Clinton is a pioneering woman and a political survivor. Is it really so hard to understand why her loyal, empathetic fans would wonder how she’s doing after losing to the most famous misogynist in America?
If you had never read anything by Andrew Sullivan, you would assume from Friday’s column that he had always hated Hillary Clinton, or at least that he never thought much of her as a politician. But that’s not the case.
“Some readers think I’ve been too negative, even cynical, tonight,” he wrote in his live-blog of the Democratic convention. “Believe me, I am utterly uncynical about this election. I’m worried sick. We need to put behind us any lingering beefs, any grudges, any memories from the past—and you know how I feel about the Clintons’ past—in order to save liberal democracy. The only thing between [Trump] and us is her. So—against all my previous emphatic denials—I’m with her now.”
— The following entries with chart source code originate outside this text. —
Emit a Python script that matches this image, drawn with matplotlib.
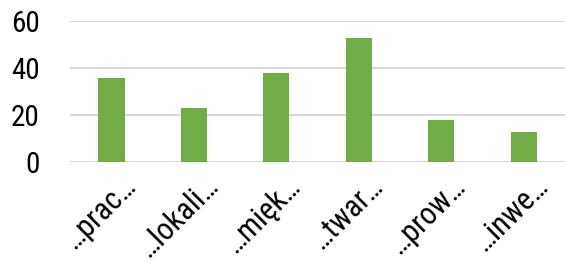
import matplotlib.pyplot as plt
from matplotlib import font_manager
from matplotlib.transforms import ScaledTranslation

categories = ['…prac…', '…lokali…', '…mięk…', '…twar…', '…prow…', '…inwe…']
values = [36, 23, 38, 53, 18, 13]
yticks = [0, 20, 40, 60]

names = {f.name for f in font_manager.fontManager.ttflist}
fam = [n for n in ['Roboto Condensed', 'Liberation Sans Narrow', 'Roboto'] if n in names]
plt.rcParams['font.family'] = fam + ['DejaVu Sans']

fig = plt.figure(figsize=(5.65, 2.68), dpi=100, facecolor='white')
ax = fig.add_axes([0.124, 0.395, 0.876, 0.525], frameon=False)

x = range(len(categories))
ax.bar(x, values, width=0.32, color='#70AD47', zorder=3)

ax.set_xlim(-0.5, 5.5)
ax.set_ylim(0, 60)
ax.set_yticks(yticks)
ax.yaxis.grid(True, color='#D9D9D9', linewidth=1.5, zorder=0)
ax.tick_params(axis='both', length=0, colors='black')
ax.tick_params(axis='y', pad=22, labelsize=21)
ax.set_xticks(list(x))
ax.set_xticklabels(categories, rotation=45, ha='right', rotation_mode='anchor',
                   fontsize=22)
ax.tick_params(axis='x', pad=6)
# excel puts the end of the rotated label a bit right of the tick
for lab in ax.get_xticklabels():
    lab.set_transform(lab.get_transform() + ScaledTranslation(0.1, 0, fig.dpi_scale_trans))

fig.savefig('out.png', dpi=100)
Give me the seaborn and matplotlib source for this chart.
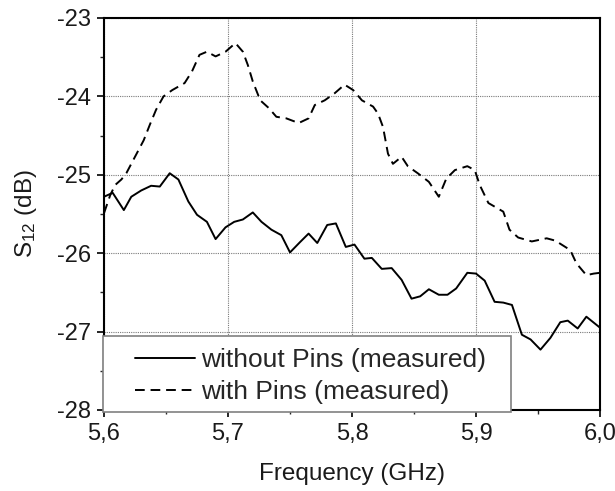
import numpy as np
import pandas as pd
import matplotlib
matplotlib.use("Agg")
import matplotlib.pyplot as plt
import seaborn as sns
from matplotlib.ticker import MultipleLocator, FuncFormatter
from matplotlib.patches import Rectangle

# ---- data ----
freq_without = [5.600, 5.607, 5.616, 5.622, 5.630, 5.638, 5.645, 5.653, 5.660, 5.668,
                5.675, 5.683, 5.690, 5.698, 5.705, 5.712, 5.720, 5.727, 5.735, 5.743,
                5.750, 5.758, 5.765, 5.772, 5.780, 5.787, 5.795, 5.802, 5.810, 5.816,
                5.824, 5.832, 5.840, 5.848, 5.855, 5.862, 5.870, 5.877, 5.884, 5.893,
                5.900, 5.907, 5.915, 5.922, 5.929, 5.937, 5.944, 5.952, 5.960, 5.968,
                5.974, 5.982, 5.989, 6.000]
s12_without = [-25.28, -25.23, -25.45, -25.28, -25.20, -25.14, -25.15, -24.98, -25.06, -25.34,
               -25.51, -25.60, -25.82, -25.67, -25.60, -25.57, -25.48, -25.60, -25.70, -25.77,
               -25.99, -25.86, -25.75, -25.87, -25.64, -25.62, -25.92, -25.89, -26.07, -26.06,
               -26.20, -26.19, -26.34, -26.58, -26.55, -26.46, -26.53, -26.53, -26.45, -26.25,
               -26.26, -26.35, -26.62, -26.63, -26.66, -27.04, -27.10, -27.23, -27.08, -26.88,
               -26.86, -26.96, -26.81, -26.95]

freq_with = [5.600, 5.605, 5.609, 5.614, 5.618, 5.625, 5.632, 5.637, 5.642, 5.648,
             5.655, 5.665, 5.671, 5.677, 5.683, 5.690, 5.698, 5.706, 5.712, 5.716,
             5.720, 5.726, 5.733, 5.739, 5.747, 5.757, 5.765, 5.770, 5.778, 5.786,
             5.794, 5.801, 5.808, 5.817, 5.821, 5.825, 5.829, 5.833, 5.840, 5.845,
             5.853, 5.862, 5.870, 5.876, 5.883, 5.893, 5.899, 5.903, 5.910, 5.922,
             5.927, 5.934, 5.945, 5.957, 5.964, 5.969, 5.976, 5.981, 5.989, 5.995,
             6.000]
s12_with = [-25.49, -25.26, -25.13, -25.06, -24.98, -24.77, -24.56, -24.36, -24.17, -24.00,
            -23.92, -23.83, -23.68, -23.47, -23.43, -23.49, -23.43, -23.32, -23.43, -23.60,
            -23.81, -24.05, -24.15, -24.26, -24.28, -24.34, -24.28, -24.11, -24.05, -23.96,
            -23.85, -23.92, -24.05, -24.13, -24.22, -24.39, -24.73, -24.86, -24.77, -24.89,
            -24.98, -25.09, -25.28, -25.05, -24.94, -24.89, -24.94, -25.13, -25.36, -25.47,
            -25.70, -25.80, -25.85, -25.81, -25.84, -25.89, -25.96, -26.13, -26.28, -26.26,
            -26.25]

label_without = "without Pins (measured)"
label_with = "with Pins (measured)"

x_ticks = [5.6, 5.7, 5.8, 5.9, 6.0]
y_ticks = [-28, -27, -26, -25, -24, -23]

# ---- styling ----
sns.set_style("white")
plt.rcParams['font.family'] = ['Liberation Sans', 'DejaVu Sans']
plt.rcParams['mathtext.fontset'] = 'custom'
plt.rcParams['mathtext.rm'] = 'Liberation Sans'
plt.rcParams['mathtext.it'] = 'Liberation Sans'

df_without = pd.DataFrame({"f": freq_without, "s": s12_without})
df_with = pd.DataFrame({"f": freq_with, "s": s12_with})

fig = plt.figure(figsize=(6.15, 4.91), dpi=100)
ax = fig.add_axes([104/615, 1-410/491, 496/615, 392/491])

sns.lineplot(data=df_without, x="f", y="s", ax=ax, color="black", lw=1.4,
             label=label_without, sort=False, zorder=3)
sns.lineplot(data=df_with, x="f", y="s", ax=ax, color="black", lw=1.4,
             label=label_with, sort=False, zorder=3)
ax.lines[1].set_dashes((5, 3))

ax.set_xlim(5.6, 6.0)
ax.set_ylim(-28, -23)
ax.set_xticks(x_ticks)
ax.set_yticks(y_ticks)
ax.xaxis.set_minor_locator(MultipleLocator(0.05))
ax.yaxis.set_minor_locator(MultipleLocator(0.5))
ax.xaxis.set_major_formatter(FuncFormatter(lambda v, p: f"{v:.1f}".replace(".", ",")))
ax.yaxis.set_major_formatter(FuncFormatter(lambda v, p: f"{v:.0f}"))

ax.tick_params(which="major", direction="out", length=5, width=1.2, labelsize=17,
               color="black", labelcolor="#1a1a1a", left=True, bottom=True)
ax.tick_params(axis="x", which="major", pad=4.5)
ax.tick_params(axis="y", which="major", pad=4)
ax.tick_params(which="minor", direction="out", length=3, width=1.0, left=True, bottom=True)
ax.grid(True, which="major", color="#7a7a7a", linestyle=(0, (1, 1)), linewidth=0.8, zorder=1)
ax.set_axisbelow(True)
for sp in ax.spines.values():
    sp.set_visible(True)
    sp.set_color("black")
    sp.set_linewidth(1.5)

ax.set_xlabel("Frequency (GHz)", fontsize=17.5, color="#1a1a1a")
ax.xaxis.label.set_va("center")
ax.xaxis.set_label_coords(0.5, -0.1645)
ax.set_ylabel(r"S$_{12}$ (dB)", fontsize=17.5, color="#1a1a1a")
ax.yaxis.label.set_va("center")
ax.yaxis.set_label_coords(-0.158, 0.5)

# legend: frame drawn separately to match the reference layout
leg = ax.legend(loc="lower left", bbox_to_anchor=(0.0625, 0.015), frameon=False,
                fontsize=19, handlelength=2.27, handletextpad=0.24, labelspacing=0.3,
                borderpad=0, borderaxespad=0)
leg.set_zorder(6)
rect = Rectangle((-0.002, -0.004), (512-104)/496, (412-336)/392, transform=ax.transAxes,
                 facecolor="white", edgecolor="#808080", linewidth=1.2, zorder=5,
                 clip_on=False)
ax.add_patch(rect)

fig.savefig("out.png", dpi=100)
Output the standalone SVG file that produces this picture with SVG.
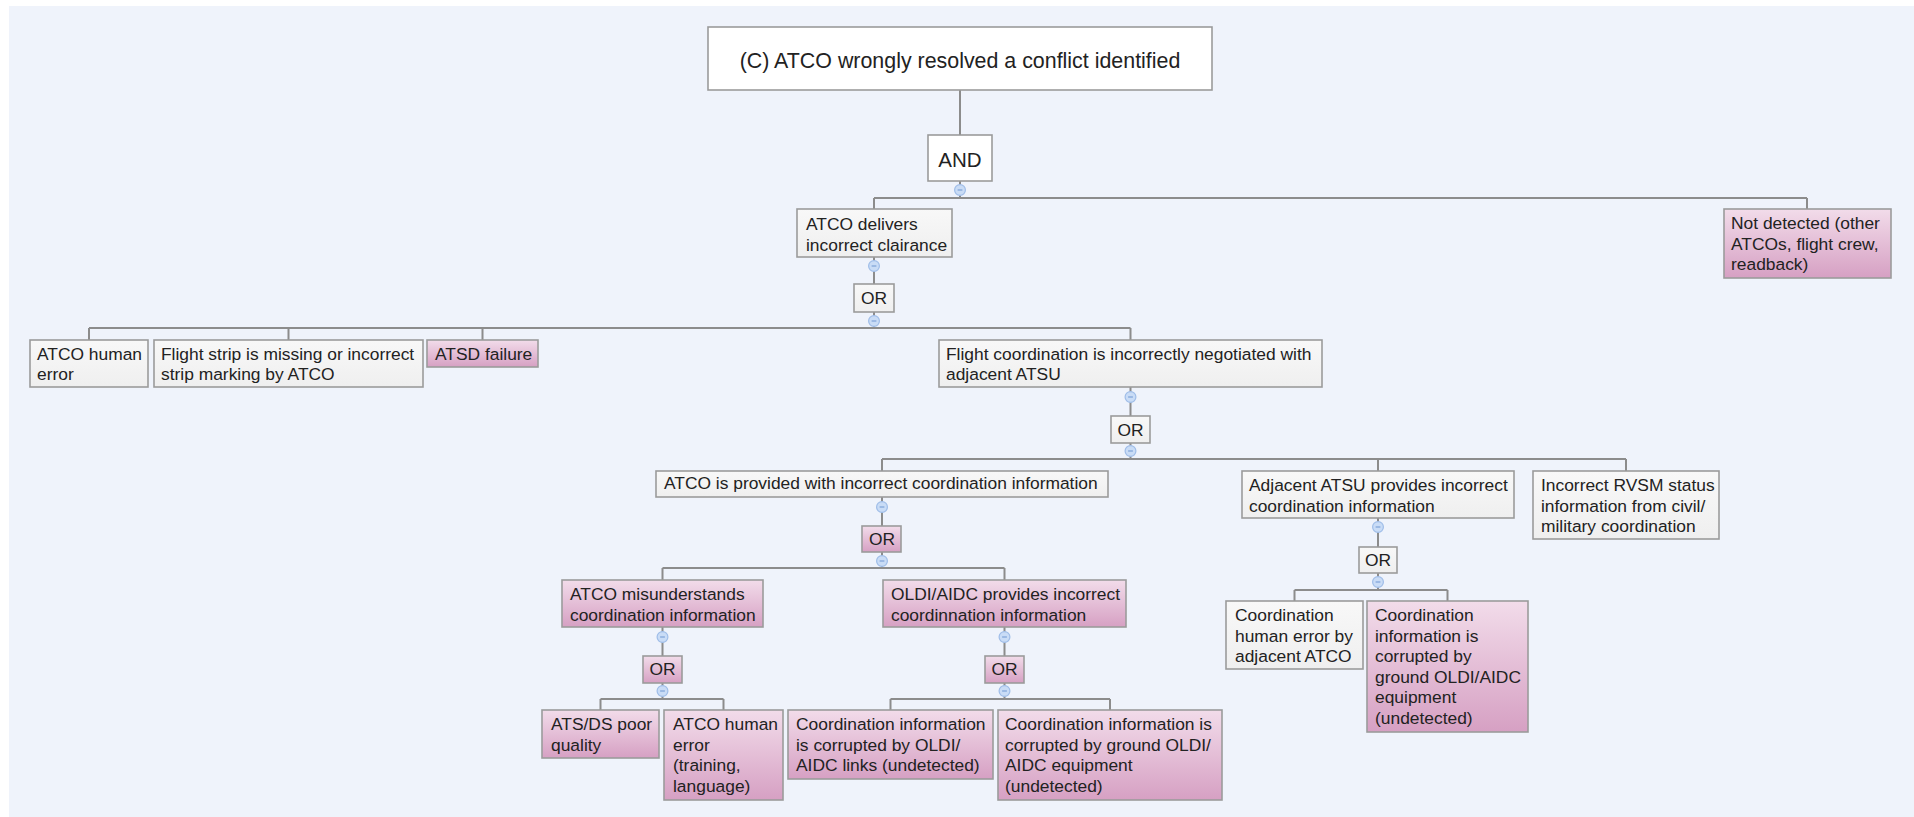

But Sullivan’s support was utilitarian: He was “with her” only as long as she could win. “I find myself wondering at odd times of the day and night: Why is Trump in the White House?” he wrote on Friday. “And then I remember. Hillary Clinton put him there.” Sullivan is angry that Trump is president—and he’s blinded by that rage. He doesn’t blame the Republican Party for nominating this “malevolent buffoon,” or the 63 million Americans who voted for him in November. He blames one woman alone.